If late-Victorian occultism, for better or worse, failed to produce any phenomena susceptible of commercial exploitation, the movement did not thereby lack all business potential. The Occult Review, whose first two issues we have been perusing, was itself a profit-seeking enterprise, and it would prove a fairly successful one. I have suggested the printing of Schiller’s controversial article in the first issue was something of a publicity stunt. If so, it seems to have paid off. By the second issue, Shirley was pleased to report that the first had “met with a very cordial reception…. The first edition of 3000 copies was exhausted in little over a week, and was followed by a second edition of 2000 more to meet the unexpectedly large demand”—at six pence each, a net of almost 300 pounds, or nearly $40,000 today according to the Bank of England’s inflation calculator. In this respect, if no other, readers of the Occult Review would have been able to turn Schiller’s own words against him: “It is futile to dispute the value of what finds a ready market, however much one may personally dislike it.”
Source
A near-complete set of the Occult Review from 1905 to 1948 is available in digital form from the International Association for the Preservation of Spiritualist and Occult Periodicals.
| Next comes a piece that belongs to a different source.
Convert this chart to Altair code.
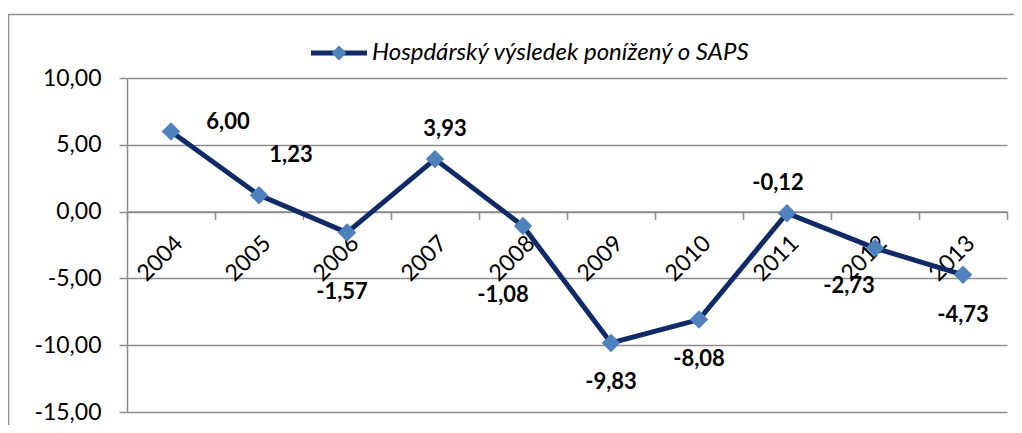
import altair as alt
import pandas as pd

# ---- data ----
years = ["2004", "2005", "2006", "2007", "2008", "2009", "2010", "2011", "2012", "2013"]
values = [6.00, 1.23, -1.57, 3.93, -1.08, -9.83, -8.08, -0.12, -2.73, -4.73]
y_ticks = [-15, -10, -5, 0, 5, 10]
series_name = "Hospdárský výsledek ponížený o SAPS"

# ---- style: data-label offsets (px) per year ----
LABEL_OFFSETS = {
    "2004": (57, -9),
    "2005": (32, -40),
    "2006": (-5, 59),
    "2007": (10, -30),
    "2008": (-20, 69),
    "2009": (0, 39),
    "2010": (0, 39),
    "2011": (-9, -30),
    "2012": (-26, 38),
    "2013": (0, 40),
}

FONT = "Lato"
GRID = "#8c8c8c"
LINE = "#0f2a66"
MARKER = "#4f81bd"
W, H = 880, 334
Y_MIN, Y_MAX = -15, 10
ZERO_OFFSET = -H * (0 - Y_MIN) / (Y_MAX - Y_MIN)

df = pd.DataFrame({"year": years, "value": values})
deco = pd.DataFrame({"name": [series_name]})

fmt = "replace(replace(format(datum.value, '.2f'), '.', ','), '\u2212', '-')"

x_enc = alt.X(
    "year:O", sort=years,
    scale=alt.Scale(type="band", paddingInner=0, paddingOuter=0),
    axis=alt.Axis(title=None, offset=ZERO_OFFSET, labelAngle=-45, labelFont=FONT,
                  labelFontSize=23, labelColor="black", labelPadding=12, labelOverlap=False,
                  tickBand="extent", tickSize=8, tickColor=GRID, tickWidth=1.5,
                  domainColor=GRID, domainWidth=1.5, grid=False),
)
y_enc = alt.Y(
    "value:Q",
    scale=alt.Scale(domain=[Y_MIN, Y_MAX], nice=False, zero=False),
    axis=alt.Axis(title=None, values=y_ticks, labelExpr=fmt, labelFont=FONT,
                  labelFontSize=23, labelColor="black", labelPadding=18,
                  tickSize=8, tickColor=GRID, tickWidth=1.5,
                  domainColor=GRID, domainWidth=1.5,
                  grid=True, gridColor=GRID, gridWidth=1.5),
)

base = alt.Chart(df).encode(x=x_enc, y=y_enc)

line = base.mark_line(color=LINE, strokeWidth=5)
points = base.mark_point(shape="diamond", filled=True, size=340, color=MARKER, opacity=1)

texts = []
for yr, (dx, dy) in LABEL_OFFSETS.items():
    texts.append(
        base.transform_filter(alt.datum.year == yr)
        .transform_calculate(label=fmt)
        .mark_text(dx=dx, dy=dy, font=FONT, fontSize=22, fontWeight="bold",
                   color="black", align="center", baseline="middle")
        .encode(text="label:N")
    )

frame = alt.Chart(deco).mark_rect(fillOpacity=0, stroke="#8f8f8f", strokeWidth=1.5).encode(
    x=alt.value(-118.5), x2=alt.value(920), y=alt.value(-63.5), y2=alt.value(420)
)
leg_line = alt.Chart(deco).mark_rule(color=LINE, strokeWidth=5).encode(
    x=alt.value(184), x2=alt.value(240), y=alt.value(-25)
)
leg_point = alt.Chart(deco).mark_point(shape="diamond", filled=True, size=220,
                                       color=MARKER, opacity=1).encode(
    x=alt.value(212), y=alt.value(-25)
)
leg_text = alt.Chart(deco).mark_text(align="left", baseline="middle", font=FONT,
                                     fontSize=24, fontStyle="italic", color="black").encode(
    x=alt.value(245), y=alt.value(-25), text="name:N"
)

chart = alt.layer(frame, line, points, *texts, leg_line, leg_point, leg_text).properties(
    width=W, height=H,
    autosize=alt.AutoSizeParams(type="none"),
    padding={"left": 119, "top": 70, "right": 7, "bottom": 13},
    background="white",
).configure_view(strokeWidth=0)

chart.save("out.html", embed_options={"renderer": "svg", "actions": False})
Interesting! :) Researching this for a novel sounds fun.
I tend to agree that printing Schiller’s article was likely a publicity stunt. That said, the actual question of whether occultism was science or religion or a mix of both was a prominent source of debate in the late 19th century occult revival landscape, and the arguments pro and contra were numerous... which I guess says something about how heterogenous occultism really was, even if we think about it as a movement of sorts, now. Science, too, was also a more flexible realm of inquiry, so a good number of serious people spent time investigating phenomena and thinking about spirits—Marie Curie is a good example, but she’s by far not the only one.
Incidentally, I think we’re seeing quite a bit of echoing of this in the current moment with renewed scientific interest in contemplative practices, consciousness, etc., and what we could call the 21st century occult (magic? Animist? It’s a bit of a melange) revival.
Looking forward to seeing what else comes up in your research!